TASK INSTRUCTIONS:
Wherever a line below holds the word "draw", copy that line.
[START GIVEN INFORMATION]
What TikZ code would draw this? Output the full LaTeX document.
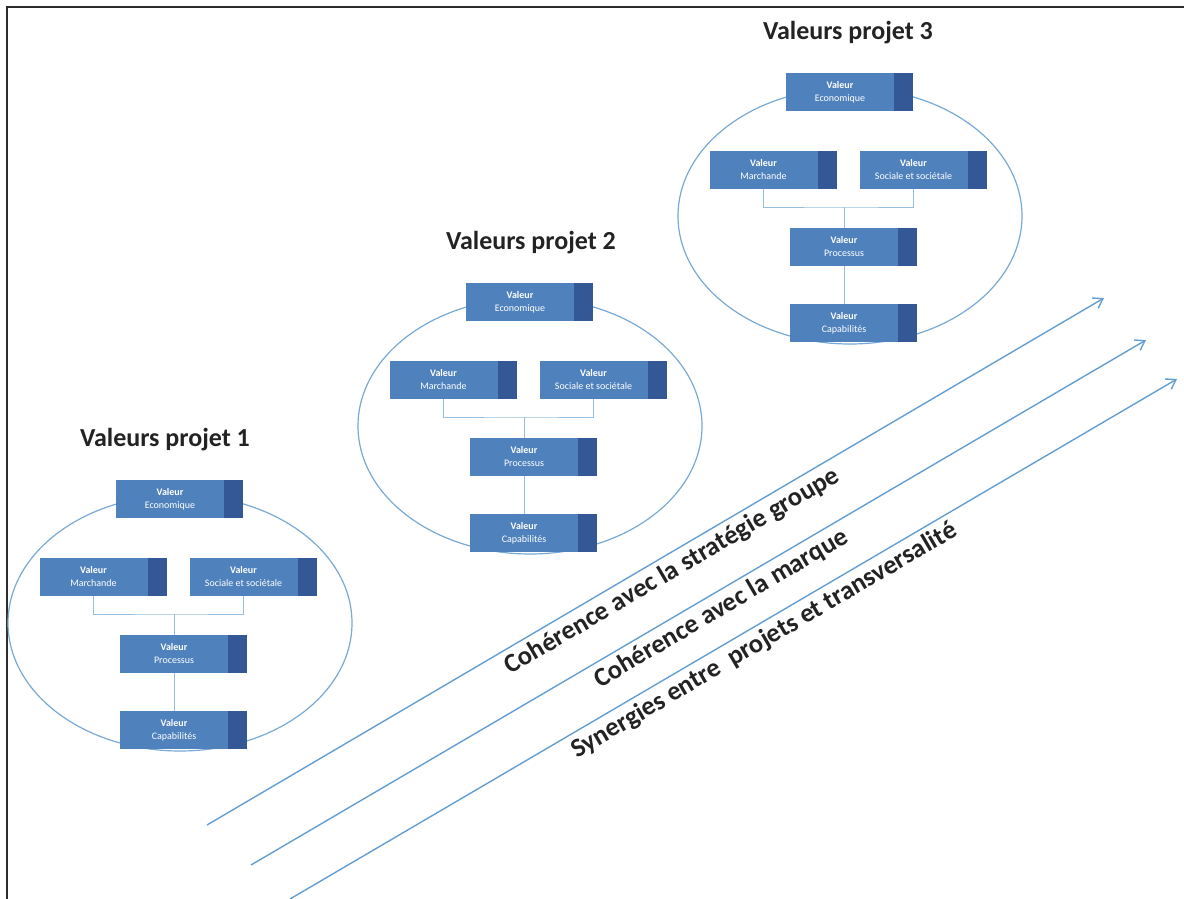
\documentclass[tikz,border=0pt]{standalone}
\usepackage{fontspec}
\setmainfont{Carlito}
\usepackage{tikz}
\usetikzlibrary{arrows.meta}
\usetikzlibrary{positioning}

\definecolor{boxblue}{RGB}{79,129,189}
\definecolor{boxdark}{RGB}{52,88,150}
\definecolor{ringblue}{RGB}{120,168,212}
\definecolor{linkblue}{RGB}{150,190,225}
\definecolor{flowblue}{RGB}{100,158,210}
\definecolor{inkgray}{RGB}{35,35,35}
\definecolor{framegray}{RGB}{45,45,45}

\begin{document}
\begin{tikzpicture}[x=1pt, y=-1pt,
    valbox/.style={fill=boxblue, text=white, minimum width=108pt, minimum height=38pt,
        inner sep=0pt, align=center, font=\fontsize{10}{13}\selectfont},
    valtab/.style={fill=boxdark, minimum width=19pt, minimum height=38pt, inner sep=0pt},
    ring/.style={draw=ringblue, line width=1.2pt},
    link/.style={draw=linkblue, line width=1pt},
    flow/.style={draw=flowblue, line width=1.4pt, -{Straight Barb[length=9pt, width=12pt]}},
    titre/.style={font=\fontsize{26}{31}\selectfont\bfseries, text=inkgray},
    axe/.style={font=\fontsize{26.5}{31}\selectfont\bfseries, text=inkgray, sloped, below=1.5pt}]
    \useasboundingbox (0,0) rectangle (1184,899);
    \draw[line width=2.2pt, framegray] (1184,7) -- (7,7) -- (7,899);
    \foreach \k/\dx/\dy/\tx in {1/0/0/165, 2/350/-197/181, 3/670/-407/178} {
        \begin{scope}[shift={(\dx,\dy)}]
            \node[titre] (titre\k) at (\tx,440) {Valeurs projet \k};
            \draw[ring] (180,623) ellipse [x radius=172, y radius=128];
            \node[valbox] (eco\k) at (170,499) {\textbf{Valeur}\\Economique};
            \node[valbox] (mar\k) at (93.5,577) {\textbf{Valeur}\\Marchande};
            \node[valbox] (soc\k) at (243.5,577) {\textbf{Valeur}\\Sociale et sociétale};
            \node[valbox] (pro\k) at (174,654) {\textbf{Valeur}\\Processus};
            \node[valbox] (cap\k) at (174,730) {\textbf{Valeur}\\Capabilités};
            \foreach \b in {eco,mar,soc,pro,cap}
                \node[valtab, right=0pt of \b\k] (\b\k-tab) {};
            \coordinate (j\k) at (174,614);
            \draw[link] (mar\k.south) |- (j\k) -| (soc\k.south);
            \draw[link] (j\k) -- (pro\k.north);
            \draw[link] (pro\k) -- (cap\k);
        \end{scope}
    }
    \coordinate (s1) at (207,825);
    \coordinate (t1) at (1104,298);
    \coordinate (s2) at (251,865);
    \coordinate (t2) at (1146,340);
    \coordinate (s3) at (290,899);
    \coordinate (t3) at (1177,379);
    \draw[flow] (s1) -- node[axe, pos=0.509] (axe1) {Cohérence avec la stratégie groupe} (t1);
    \draw[flow] (s2) -- node[axe, pos=0.516] (axe2) {Cohérence avec la marque} (t2);
    \draw[flow] (s3) -- node[axe, pos=0.525] (axe3) {Synergies entre\ \ projets et transversalité} (t3);
\end{tikzpicture}
\end{document}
[END GIVEN INFORMATION]
RESULT OF THE TASK:
What TikZ code would draw this? Output the full LaTeX document.
    ring/.style={draw=ringblue, line width=1.2pt},
    link/.style={draw=linkblue, line width=1pt},
    flow/.style={draw=flowblue, line width=1.4pt, -{Straight Barb[length=9pt, width=12pt]}},
    \draw[line width=2.2pt, framegray] (1184,7) -- (7,7) -- (7,899);
            \draw[ring] (180,623) ellipse [x radius=172, y radius=128];
            \draw[link] (mar\k.south) |- (j\k) -| (soc\k.south);
            \draw[link] (j\k) -- (pro\k.north);
            \draw[link] (pro\k) -- (cap\k);
    \draw[flow] (s1) -- node[axe, pos=0.509] (axe1) {Cohérence avec la stratégie groupe} (t1);
    \draw[flow] (s2) -- node[axe, pos=0.516] (axe2) {Cohérence avec la marque} (t2);
    \draw[flow] (s3) -- node[axe, pos=0.525] (axe3) {Synergies entre\ \ projets et transversalité} (t3);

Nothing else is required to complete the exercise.